Escribo en la sala de espera de un burdel. Anoto mis sentimientos, lo que pienso, intuiciones, sensaciones, alguna reflexión.

Un embriagador olor de fuertes perfumes, de carne humana desnuda, de sudor y de esperma, de tabaco y bebidas, me envuelve, pesadamente.

Las carcajadas de las prostitutas, algunos gemidos ahogados, susurro de voces, rumor de cuerpos, el agua corriendo en los lavabos, una débil música, todo a la vez crea como un zumbido continuo, aturdidor.

Escribo mi deseo; un deseo que está fuera de esta habitación, de estas mujeres, de mi mismo.

Describo mi propia imagen reflejada en los espejos.

Entro con dos mujeres; una mujerona, con enormes pechos, y otra más joven, muy alta. Mientras me desnudo, ellas dos, ya desnudas, me hacen una pequeña representación de una escena lesbiana. Para animarme, me dicen.

Después, mientras juego con el cuerpo de la más voluminosa, con su generoso culo y su abundante seno, la otra me hace «el vicio». Ellas mismas, con palabras fuertes, van diciéndome mi propio goce. Me dicen el placer que estoy sintiendo con ellas, chupado mi sexo por una y otra, manoseando yo sus cuerpos, lamiéndoles el culo, copulando alternativamente en las dos vulvas, y eyaculando finalmente entre los pechos de la grande mientras la joven me acaricia los testículos y me anima a descargar el semen.

En los espejos que rodean la cama, el orgasmo se multiplica a mi vista.

Ya muy entrada la noche, antes de apagar la luz, encerrado en mi habitación, solo yo, yo sólo, acariciándome distraidamente el «pequeño», yo, en completa soledad, escribiendo, acercándome al limite, a lo imposible, a su representación escrita, con sus signos, textualmente, realizando la escritura, desnudo, poniendo mi desnudez en lenguaje.

De vez en cuando, contemplo en el espejo las imágenes que en él se reflejan: ampliaciones fotográficas de mujeres desnudas, dibujos pornográficos de los años de la República, la litografía de «La liseuse» de Henner, la estampita de Santa Lucia.

Contemplo durante largo tiempo estas imágenes, con mi sexo erecto en la mano.

Lunes por la mañana.

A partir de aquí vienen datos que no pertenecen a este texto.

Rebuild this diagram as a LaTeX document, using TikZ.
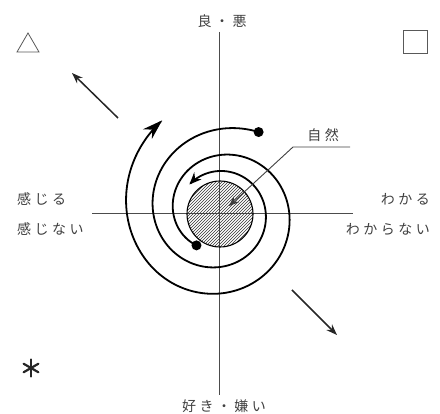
\documentclass[tikz,border=0pt]{standalone}
\usepackage{fontspec}
\newfontfamily\jp[LetterSpace=25]{Noto Sans CJK JP}
\usetikzlibrary{arrows.meta,calc}
\begin{document}
\begin{tikzpicture}[x=1pt,y=-1pt,
  declare function={ro(\t)=40+0.125*\t+0.0012*(max(0,\t-380))^2;
                    ri(\t)=84-39*((\t-90)/180)+9*((\t-90)/180)^2;},
  axisline/.style={draw=black!70, line width=0.9pt},
  spiralline/.style={draw=black, line width=1.8pt},
  lbl/.style={font=\jp\fontsize{14}{14}\selectfont, text=black!75, inner sep=0pt},
  outarrow/.style={draw=black!85, line width=1.5pt, -{Stealth[length=11pt,width=8pt]}},
  pointer/.style={draw=black!75, line width=0.9pt, -{Stealth[length=10pt,width=8pt]}},
  dotmark/.style={fill=black},
  symline/.style={draw=black!65, line width=0.8pt}
]
\useasboundingbox (0,0) rectangle (440,414);

% axes
\coordinate (top) at (219,32);
\coordinate (bot) at (219,395);
\coordinate (lft) at (92,213);
\coordinate (rgt) at (353,213);
\draw[axisline] (top) -- (bot);
\draw[axisline] (lft) -- (rgt);

% hatched core
\coordinate (core) at (220,214);
\begin{scope}
  \clip (core) circle[radius=33pt];
  \foreach \k in {-66,-63,...,66}
    \draw[black!80, line width=0.6pt] ($(core)+(\k-40,40)$) -- ($(core)+(\k+40,-40)$);
\end{scope}
\draw[black, line width=1.1pt] (core) circle[radius=33pt];

% outward spiral (clockwise)
\coordinate (os) at ({220+ro(0)*cos(234)},{213-ro(0)*sin(234)});
\draw[spiralline, -{Stealth[length=20pt,width=13pt]}]
  plot[variable=\t, domain=0:472, samples=220, smooth]
  ({220+ro(\t)*cos(234-\t)},{213-ro(\t)*sin(234-\t)});
\fill[dotmark] (os) circle[radius=5pt];

% inward spiral (counter-clockwise)
\coordinate (is) at ({220+ri(64.5)*cos(64.5)},{213-ri(64.5)*sin(64.5)});
\draw[spiralline, -{Stealth[length=12pt,width=10pt]}]
  plot[variable=\t, domain=64.5:497, samples=220, smooth]
  ({220+ri(\t)*cos(\t)},{213-ri(\t)*sin(\t)});
\fill[dotmark] (is) circle[radius=5pt];

% pointer for 自然
\node[lbl] (nat) at (323,135) {自然};
\coordinate (pe) at (350,147);
\coordinate (pk) at (293,147);
\coordinate (pt) at (229,206);
\draw[pointer] (pe) -- (pk) -- (pt);

% outer arrows
\coordinate (a1s) at (118,118);
\coordinate (a1e) at (72,73);
\coordinate (a2s) at (292,290);
\coordinate (a2e) at (337,335);
\draw[outarrow] (a1s) -- (a1e);
\draw[outarrow] (a2s) -- (a2e);

% labels
\node[lbl] (good) at (222,21) {良・悪};
\node[lbl] (like) at (224,406) {好き・嫌い};
\node[lbl, anchor=west] (feel) at (17,199) {感じる};
\node[lbl, anchor=west] (nofeel) at (17,229) {感じない};
\node[lbl, anchor=east] (know) at (430,199) {わかる};
\node[lbl, anchor=east] (noknow) at (430,229) {わからない};

% corner symbols
\draw[symline] (17,52) -- (39,52) -- (28,33) -- cycle;
\draw[symline] (403.5,30) rectangle (427.5,53);
\coordinate (ast) at (31,368);
\foreach \a in {90,30,150}
  \draw[black!85, line width=2.2pt, line cap=round] ($(ast)+(\a:8.5)$) -- ($(ast)+(\a+180:8.5)$);
\end{tikzpicture}
\end{document}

Me levanto de la cama y, cuando voy al water, al orinar, siento un escozor en el glande, y en seguida compruebo que empiezo a tener un poco de supuración.

Durante todo el día, la supuración va en aumento y persiste el escozor al orinar, así como un continuo dolor en todo el pene y en el bajo vientre. Debo haber cogido sin duda una gonorrea con alguna de las muchas prostitutas con las que he estado en los últimos días. Quiero creer que habrá sido una francesa, más bien vieja y sucia, con la cual, además, no gocé demasiado, aunque tampoco me costó muy cara.

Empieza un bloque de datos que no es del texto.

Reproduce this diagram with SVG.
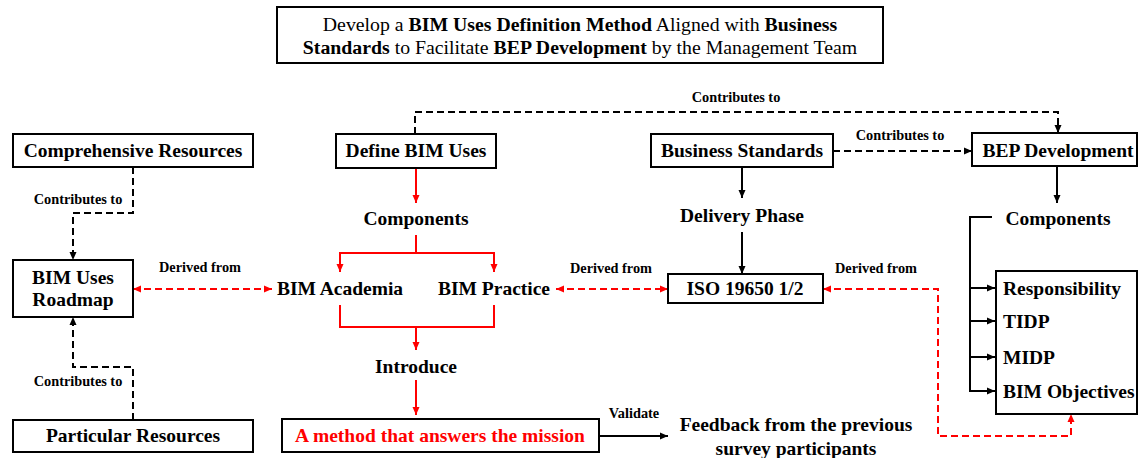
<svg xmlns="http://www.w3.org/2000/svg" width="1138" height="458" viewBox="0 0 1138 458">
  <style>
    .box { fill: #fff; stroke: #000; stroke-width: 2; }
    .lbl { font-family: "Liberation Serif", "Times New Roman", serif; font-weight: bold; font-size: 19.5px; fill: #000; text-anchor: middle; }
    .lbl-l { font-family: "Liberation Serif", "Times New Roman", serif; font-weight: bold; font-size: 19.5px; fill: #000; }
    .small { font-family: "Liberation Serif", "Times New Roman", serif; font-weight: bold; font-size: 14.3px; fill: #000; text-anchor: middle; }
    .title { font-family: "Liberation Serif", "Times New Roman", serif; font-size: 19.8px; fill: #000; text-anchor: middle; }
    .title .b { font-weight: bold; }
    .red { fill: #ff0000; }
    .ln { fill: none; stroke: #000; stroke-width: 2; }
    .ln-red { fill: none; stroke: #ff0000; stroke-width: 2; }
    .dash { stroke-dasharray: 7 4; }
  </style>
  <defs>
    <marker id="arrow" viewBox="0 0 8 8" refX="8" refY="4" markerWidth="8" markerHeight="8" markerUnits="userSpaceOnUse" orient="auto-start-reverse">
      <path d="M0,0.5 L8,4 L0,7.5 z" fill="#000"/>
    </marker>
    <marker id="arrow-red" viewBox="0 0 8 8" refX="8" refY="4" markerWidth="8" markerHeight="8" markerUnits="userSpaceOnUse" orient="auto-start-reverse">
      <path d="M0,0.5 L8,4 L0,7.5 z" fill="#ff0000"/>
    </marker>
  </defs>

  <rect width="1138" height="458" fill="#fff"/>

  <!-- heading -->
  <g id="title">
    <rect class="box" x="277" y="7" width="606" height="56"/>
    <text class="title" x="580" y="31">Develop a <tspan class="b">BIM Uses Definition Method</tspan> Aligned with <tspan class="b">Business</tspan></text>
    <text class="title" x="580" y="54"><tspan class="b">Standards</tspan> to Facilitate <tspan class="b">BEP Development</tspan> by the Management Team</text>
  </g>

  <!-- connectors -->
  <g id="connectors">
    <path class="ln dash" d="M133 167 V213 H73 V260" marker-end="url(#arrow)"/>
    <path class="ln dash" d="M133 420 V367 H73 V317" marker-end="url(#arrow)"/>
    <path class="ln-red dash" d="M133 289 H272" marker-start="url(#arrow-red)" marker-end="url(#arrow-red)"/>
    <path class="ln dash" d="M415 134 V112 H1058 V133" marker-end="url(#arrow)"/>
    <path class="ln dash" d="M833 151 H972" marker-end="url(#arrow)"/>

    <path class="ln-red" d="M416 168 V203" marker-end="url(#arrow-red)"/>
    <path class="ln-red" d="M416 235 V253"/>
    <path class="ln-red" d="M416 253 H340 V272" marker-end="url(#arrow-red)"/>
    <path class="ln-red" d="M416 253 H494 V272" marker-end="url(#arrow-red)"/>
    <path class="ln-red" d="M340 305 V327 H494 V305"/>
    <path class="ln-red" d="M416 327 V350" marker-end="url(#arrow-red)"/>
    <path class="ln-red" d="M416 380 V415" marker-end="url(#arrow-red)"/>
    <path class="ln" d="M599 436 H668" marker-end="url(#arrow)"/>

    <path class="ln-red dash" d="M556 289 H668" marker-start="url(#arrow-red)" marker-end="url(#arrow-red)"/>
    <path class="ln" d="M742 167 V198" marker-end="url(#arrow)"/>
    <path class="ln" d="M742 232 V274" marker-end="url(#arrow)"/>
    <path class="ln-red dash" d="M823 289 H938 V436 H1071 V414" marker-start="url(#arrow-red)" marker-end="url(#arrow-red)"/>

    <path class="ln" d="M1057 166 V203" marker-end="url(#arrow)"/>
    <path class="ln" d="M992 217 H970 V391"/>
    <path class="ln" d="M970 288 H995" marker-end="url(#arrow)"/>
    <path class="ln" d="M970 321 H995" marker-end="url(#arrow)"/>
    <path class="ln" d="M970 357 H995" marker-end="url(#arrow)"/>
    <path class="ln" d="M969 391 H995" marker-end="url(#arrow)"/>

    <text class="small" x="78" y="204">Contributes to</text>
    <text class="small" x="78" y="386">Contributes to</text>
    <text class="small" x="200" y="272">Derived from</text>
    <text class="small" x="736" y="102">Contributes to</text>
    <text class="small" x="900" y="140">Contributes to</text>
    <text class="small" x="611" y="273">Derived from</text>
    <text class="small" x="876" y="273">Derived from</text>
    <text class="small" x="634" y="418">Validate</text>
  </g>

  <!-- left column -->
  <g id="comprehensive-resources">
    <rect class="box" x="13" y="134" width="240" height="33"/>
    <text class="lbl" x="133" y="157">Comprehensive Resources</text>
  </g>
  <g id="bim-uses-roadmap">
    <rect class="box" x="13" y="260" width="120" height="57"/>
    <text class="lbl" x="73" y="284">BIM Uses</text>
    <text class="lbl" x="73" y="306">Roadmap</text>
  </g>
  <g id="particular-resources">
    <rect class="box" x="13" y="420" width="240" height="32"/>
    <text class="lbl" x="133" y="442">Particular Resources</text>
  </g>

  <!-- BIM uses column -->
  <g id="define-bim-uses">
    <rect class="box" x="336" y="134" width="160" height="34"/>
    <text class="lbl" x="416" y="157">Define BIM Uses</text>
  </g>
  <g id="components-left">
    <text class="lbl" x="416" y="225">Components</text>
  </g>
  <g id="bim-academia">
    <text class="lbl" x="340" y="295">BIM Academia</text>
  </g>
  <g id="bim-practice">
    <text class="lbl" x="494" y="295">BIM Practice</text>
  </g>
  <g id="introduce">
    <text class="lbl" x="416" y="373">Introduce</text>
  </g>
  <g id="method">
    <rect class="box" x="282" y="419" width="317" height="33"/>
    <text class="lbl red" x="440" y="442">A method that answers the mission</text>
  </g>
  <g id="feedback">
    <text class="lbl" x="796" y="431">Feedback from the previous</text>
    <text class="lbl" x="796" y="455">survey participants</text>
  </g>

  <!-- standards column -->
  <g id="business-standards">
    <rect class="box" x="651" y="134" width="182" height="33"/>
    <text class="lbl" x="742" y="157">Business Standards</text>
  </g>
  <g id="delivery-phase">
    <text class="lbl" x="742" y="222">Delivery Phase</text>
  </g>
  <g id="iso-19650">
    <rect class="box" x="668" y="274" width="155" height="29"/>
    <text class="lbl" x="745" y="295">ISO 19650 1/2</text>
  </g>

  <!-- BEP column -->
  <g id="bep-development">
    <rect class="box" x="972" y="133" width="165" height="33"/>
    <text class="lbl" x="1058" y="157">BEP Development</text>
  </g>
  <g id="components-right">
    <text class="lbl" x="1058" y="225">Components</text>
  </g>
  <g id="bep-components">
    <rect class="box" x="996" y="271" width="141" height="143"/>
    <text class="lbl-l" x="1003" y="295">Responsibility</text>
    <text class="lbl-l" x="1003" y="328">TIDP</text>
    <text class="lbl-l" x="1003" y="364">MIDP</text>
    <text class="lbl-l" x="1003" y="398">BIM Objectives</text>
  </g>
</svg>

Mañana tendré que inyectarme penicilina. Será necesario, también, que deje de ir unos días con mujeres. Por otra parte, debo confesar que con la última con quien estuve, una andaluza grosera y poco afectuosa que tuvo que masturbarme al final para hacerme eyacular, acabé vomitando en el lavabo del prostíbulo, asqueado.

Ciertamente, el placer y el horror los he encontrado juntos más de una vez reflejándose en los espejos de los burdeles. Después de la cópula, entre las sábanas de una habitación de prostíbulo, se encuentran a menudo los signos, los símbolos, las huellas, de la muerte: la suciedad, la impotencia. Fascinante y repulsivo al mismo tiempo, ciertamente.

Como los espejos de los burdeles, la escritura refleja la desnudez: en un espacio cerrado, a media luz, íntimamente, espejándose infinitamente, de manera implacable.

La desnudez, el deseo, la muerte: sus símbolos, sus signos, sus huellas.